=== Aim ===
Return the lines that follow, exactly as they appear, from the first through the one containing "const tbTicks = ['0.0', '0.5', '1.0', '1.5', '2.0', '2.5'];"; no pictures are to be included.
** begin Information shown **
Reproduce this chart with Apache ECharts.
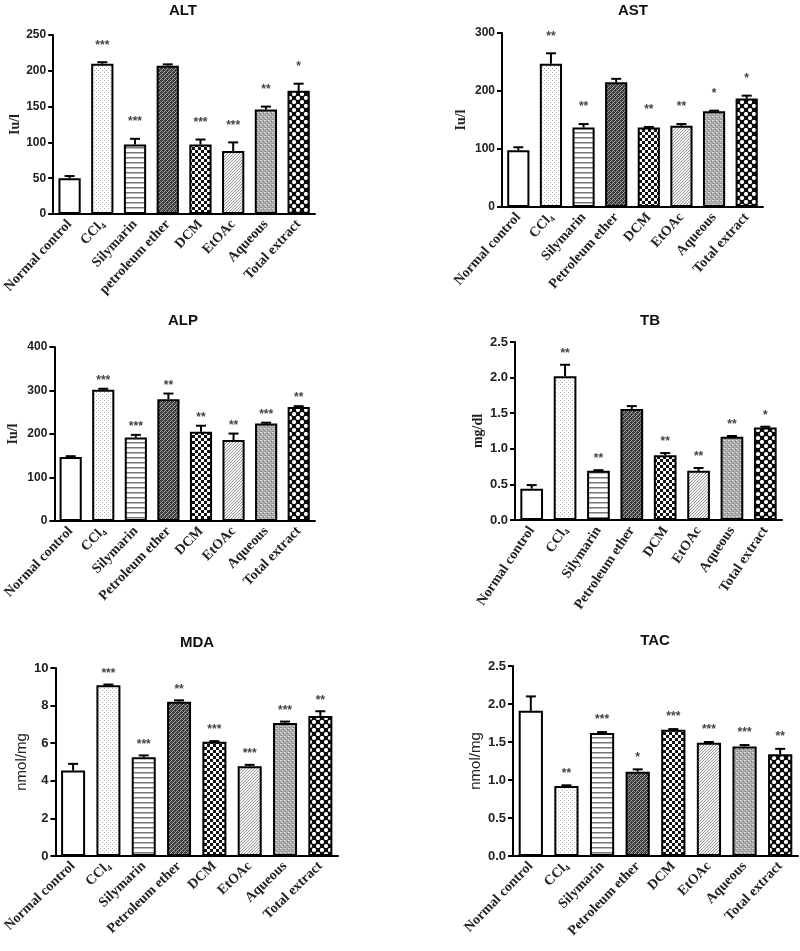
<!DOCTYPE html>
<html><head><meta charset="utf-8">
<script src="https://cdn.jsdelivr.net/npm/echarts@6/dist/echarts.min.js"></script>
<style>html,body{margin:0;padding:0;background:#fff}#c{width:800px;height:951px}</style>
</head><body><div id="c"></div><script>
// ---------- data ----------
const categories = ['Normal control','CCl\u2084','Silymarin','Petroleum ether','DCM','EtOAc','Aqueous','Total extract'];
const categoriesALT = ['Normal control','CCl\u2084','Silymarin','petroleum ether','DCM','EtOAc','Aqueous','Total extract'];

const altMean = [50, 210, 97, 207, 97, 88, 146, 172];
const altErr  = [3, 2, 8, 2, 7, 12, 4, 10];
const altSig  = ['', '***', '***', '', '***', '***', '**', '*'];
const altTicks = [0, 50, 100, 150, 200, 250];

const astMean = [98, 247, 137, 215, 137, 140, 165, 187];
const astErr  = [5, 18, 6, 6, 1, 3, 1, 5];
const astSig  = ['', '**', '**', '', '**', '**', '*', '*'];
const astTicks = [0, 100, 200, 300];

const alpMean = [147, 302, 192, 280, 205, 186, 224, 262];
const alpErr  = [2, 2, 6, 13, 14, 15, 2, 2];
const alpSig  = ['', '***', '***', '**', '**', '**', '***', '**'];
const alpTicks = [0, 100, 200, 300, 400];

const tbMean = [0.44, 2.02, 0.69, 1.56, 0.91, 0.69, 1.17, 1.30];
const tbErr  = [0.05, 0.16, 0.01, 0.04, 0.03, 0.04, 0.01, 0.01];
const tbSig  = ['', '**', '**', '', '**', '**', '**', '*'];
const tbTicks = ['0.0', '0.5', '1.0', '1.5', '2.0', '2.5'];

const mdaMean = [4.55, 9.08, 5.25, 8.2, 6.08, 4.78, 7.08, 7.45];
const mdaErr  = [0.35, 0.04, 0.1, 0.08, 0.03, 0.07, 0.07, 0.25];
const mdaSig  = ['', '***', '***', '**', '***', '***', '***', '**'];
const mdaTicks = [0, 2, 4, 6, 8, 10];

const tacMean = [1.91, 0.92, 1.62, 1.11, 1.66, 1.49, 1.44, 1.34];
const tacErr  = [0.19, 0.01, 0.01, 0.03, 0.01, 0.01, 0.02, 0.07];
const tacSig  = ['', '**', '***', '*', '***', '***', '***', '**'];
const tacTicks = ['0.0', '0.5', '1.0', '1.5', '2.0', '2.5'];

// ---------- patterns ----------
function pat(w, h, draw) {
  const c = document.createElement('canvas');
  c.width = w; c.height = h;
  const ctx = c.getContext('2d');
  draw(ctx);
  return { image: c, repeat: 'repeat' };
}
function px(ctx, col, pts) { ctx.fillStyle = col; pts.forEach(p => ctx.fillRect(p[0], p[1], p[2] || 1, p[3] || 1)); }
const patterns = [
  '#ffffff',
  pat(4, 4, ctx => { ctx.fillStyle = '#fff'; ctx.fillRect(0,0,4,4); px(ctx, '#b0b0b0', [[0,0],[2,2]]); }),
  pat(2, 5, ctx => { ctx.fillStyle = '#fff'; ctx.fillRect(0,0,2,5); px(ctx, '#777', [[0,2,2,1]]); px(ctx, '#bbb', [[0,3,2,1]]); }),
  pat(4, 4, ctx => { ctx.fillStyle = '#3a3a3a'; ctx.fillRect(0,0,4,4); px(ctx, '#aaa', [[0,3],[1,2],[2,1],[3,0]]); px(ctx, '#777', [[0,1],[2,3]]); }),
  pat(6, 6, ctx => { ctx.fillStyle = '#111'; ctx.fillRect(0,0,6,6); px(ctx, '#fff', [[0,0,3,3],[3,3,3,3]]); }),
  pat(3, 3, ctx => { ctx.fillStyle = '#f4f4f4'; ctx.fillRect(0,0,3,3); px(ctx, '#9a9a9a', [[0,2],[1,1],[2,0]]); }),
  pat(4, 4, ctx => { ctx.fillStyle = '#a8a8a8'; ctx.fillRect(0,0,4,4); px(ctx, '#dcdcdc', [[0,0],[2,2],[1,0]]); px(ctx, '#808080', [[3,1],[1,3]]); }),
  pat(8, 8, ctx => { ctx.fillStyle = '#0a0a0a'; ctx.fillRect(0,0,8,8); ctx.fillStyle = '#fff';
    [[2,2],[6,6]].forEach(p => { ctx.beginPath(); ctx.arc(p[0], p[1], 2.1, 0, Math.PI*2); ctx.fill(); }); })
];

// ---------- layout ----------
const panels = [
  { title:'ALT', cx:183, ty:3,   cats:categoriesALT, mean:altMean, err:altErr, sig:altSig, ticks:altTicks, name:'Iu/l',  serifName:true,  grid:{left:49, top:35, width:266, height:179}, nameGap:28, starGap:20, rot:47, tickFont:12 },
  { title:'AST', cx:633, ty:3,   cats:categories,    mean:astMean, err:astErr, sig:astSig, ticks:astTicks, name:'Iu/l',  serifName:true,  grid:{left:502, top:33, width:261, height:174}, nameGap:34, starGap:20, rot:48, tickFont:12 },
  { title:'ALP', cx:183, ty:313, cats:categories,    mean:alpMean, err:alpErr, sig:alpSig, ticks:alpTicks, name:'Iu/l',  serifName:true,  grid:{left:50, top:347, width:265, height:174}, nameGap:34, starGap:11, rot:46, tickFont:12 },
  { title:'TB',  cx:650, ty:313, cats:categories,    mean:tbMean,  err:tbErr,  sig:tbSig,  ticks:tbTicks,  name:'mg/dl', serifName:true,  grid:{left:515, top:342, width:267, height:178}, nameGap:30, starGap:14, rot:56, tickFont:13 },
  { title:'MDA', cx:197, ty:635, cats:categories,    mean:mdaMean, err:mdaErr, sig:mdaSig, ticks:mdaTicks, name:'nmol/mg', serifName:false, grid:{left:55, top:668, width:283, height:188}, nameGap:26, starGap:14, rot:44, tickFont:13 },
  { title:'TAC', cx:655, ty:633, cats:categories,    mean:tacMean, err:tacErr, sig:tacSig, ticks:tacTicks, name:'nmol/mg', serifName:false, grid:{left:513, top:666, width:285, height:190}, nameGap:30, starGap:15, rot:46, tickFont:13 }
];

function makeRender(sig, gap) {
  return function (params, api) {
    const i = api.value(0);
    const base = api.coord([i, api.value(1)]);
    const top = api.coord([i, api.value(2)]);
    const cap = 5;
    const children = [
      { type:'line', shape:{ x1:top[0], y1:base[1], x2:top[0], y2:top[1] }, style:{ stroke:'#000', lineWidth:2 } },
      { type:'line', shape:{ x1:top[0]-cap, y1:top[1], x2:top[0]+cap, y2:top[1] }, style:{ stroke:'#000', lineWidth:2 } }
    ];
    const s = sig[params.dataIndex];
    if (s) children.push({ type:'text', x:top[0], y:top[1]-gap+3,
      style:{ text:s, align:'center', verticalAlign:'middle', font:'bold 12px "Liberation Sans", Arial', fill:'#444' } });
    return { type:'group', children };
  };
}

const option = { animation:false, backgroundColor:'#fff', title:[], grid:[], xAxis:[], yAxis:[], series:[] };
panels.forEach((p, k) => {
  const tmax = Number(p.ticks[p.ticks.length-1]);
  const tint = Number(p.ticks[1]) - Number(p.ticks[0]);
  const dec = String(p.ticks[1]).includes('.') ? 1 : 0;
  option.title.push({ text:p.title, left:p.cx-5, top:p.ty-5, textAlign:'center',
    textStyle:{ fontFamily:'"Liberation Sans", Arial', fontWeight:'bold', fontSize:15, color:'#111' } });
  option.grid.push(Object.assign({ containLabel:false }, p.grid));
  option.xAxis.push({ type:'category', gridIndex:k, data:p.cats, boundaryGap:true,
    axisLine:{ lineStyle:{ color:'#000', width:2 } },
    axisTick:{ alignWithLabel:true, length:5, lineStyle:{ color:'#000', width:2 } },
    axisLabel:{ rotate:p.rot, interval:0, margin:8, color:'#222', fontFamily:'"Liberation Serif", "Times New Roman", serif', fontWeight:'bold', fontSize:14 } });
  option.yAxis.push({ type:'value', gridIndex:k, min:0, max:tmax, interval:tint,
    name:p.name, nameLocation:'middle', nameRotate:90, nameGap:p.nameGap,
    nameTextStyle: p.serifName
      ? { fontFamily:'"Liberation Serif", "Times New Roman", serif', fontWeight:'bold', fontSize:14, color:'#222' }
      : { fontFamily:'"Liberation Sans", Arial', fontWeight:'normal', fontSize:15, color:'#222' },
    axisLine:{ show:true, lineStyle:{ color:'#000', width:2 } },
    axisTick:{ show:true, length:5, lineStyle:{ color:'#000', width:2 } },
    splitLine:{ show:false },
    axisLabel:{ margin:7, color:'#222', fontFamily:'"Liberation Sans", Arial', fontWeight:'bold', fontSize:p.tickFont,
      formatter: v => v.toFixed(dec) } });
  option.series.push({ type:'bar', xAxisIndex:k, yAxisIndex:k, barWidth:'68%',
    data: p.mean.map((v, i) => ({ value:v, itemStyle:{ color:patterns[i], borderColor:'#000', borderWidth:2 } })) });
  option.series.push({ type:'custom', xAxisIndex:k, yAxisIndex:k, renderItem:makeRender(p.sig, p.starGap),
    encode:{ x:0, y:[1,2] }, z:5,
    data: p.mean.map((v, i) => [i, v, v + p.err[i]]) });
});

const chart = echarts.init(document.getElementById('c'), null, { renderer:'canvas' });
chart.setOption(option);
</script></body></html>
** end Information shown **
=== Exercise result ===
Reproduce this chart with Apache ECharts.
<!DOCTYPE html>
<html><head><meta charset="utf-8">
<script src="https://cdn.jsdelivr.net/npm/echarts@6/dist/echarts.min.js"></script>
<style>html,body{margin:0;padding:0;background:#fff}#c{width:800px;height:951px}</style>
</head><body><div id="c"></div><script>
// ---------- data ----------
const categories = ['Normal control','CCl\u2084','Silymarin','Petroleum ether','DCM','EtOAc','Aqueous','Total extract'];
const categoriesALT = ['Normal control','CCl\u2084','Silymarin','petroleum ether','DCM','EtOAc','Aqueous','Total extract'];

const altMean = [50, 210, 97, 207, 97, 88, 146, 172];
const altErr  = [3, 2, 8, 2, 7, 12, 4, 10];
const altSig  = ['', '***', '***', '', '***', '***', '**', '*'];
const altTicks = [0, 50, 100, 150, 200, 250];

const astMean = [98, 247, 137, 215, 137, 140, 165, 187];
const astErr  = [5, 18, 6, 6, 1, 3, 1, 5];
const astSig  = ['', '**', '**', '', '**', '**', '*', '*'];
const astTicks = [0, 100, 200, 300];

const alpMean = [147, 302, 192, 280, 205, 186, 224, 262];
const alpErr  = [2, 2, 6, 13, 14, 15, 2, 2];
const alpSig  = ['', '***', '***', '**', '**', '**', '***', '**'];
const alpTicks = [0, 100, 200, 300, 400];

const tbMean = [0.44, 2.02, 0.69, 1.56, 0.91, 0.69, 1.17, 1.30];
const tbErr  = [0.05, 0.16, 0.01, 0.04, 0.03, 0.04, 0.01, 0.01];
const tbSig  = ['', '**', '**', '', '**', '**', '**', '*'];
const tbTicks = ['0.0', '0.5', '1.0', '1.5', '2.0', '2.5'];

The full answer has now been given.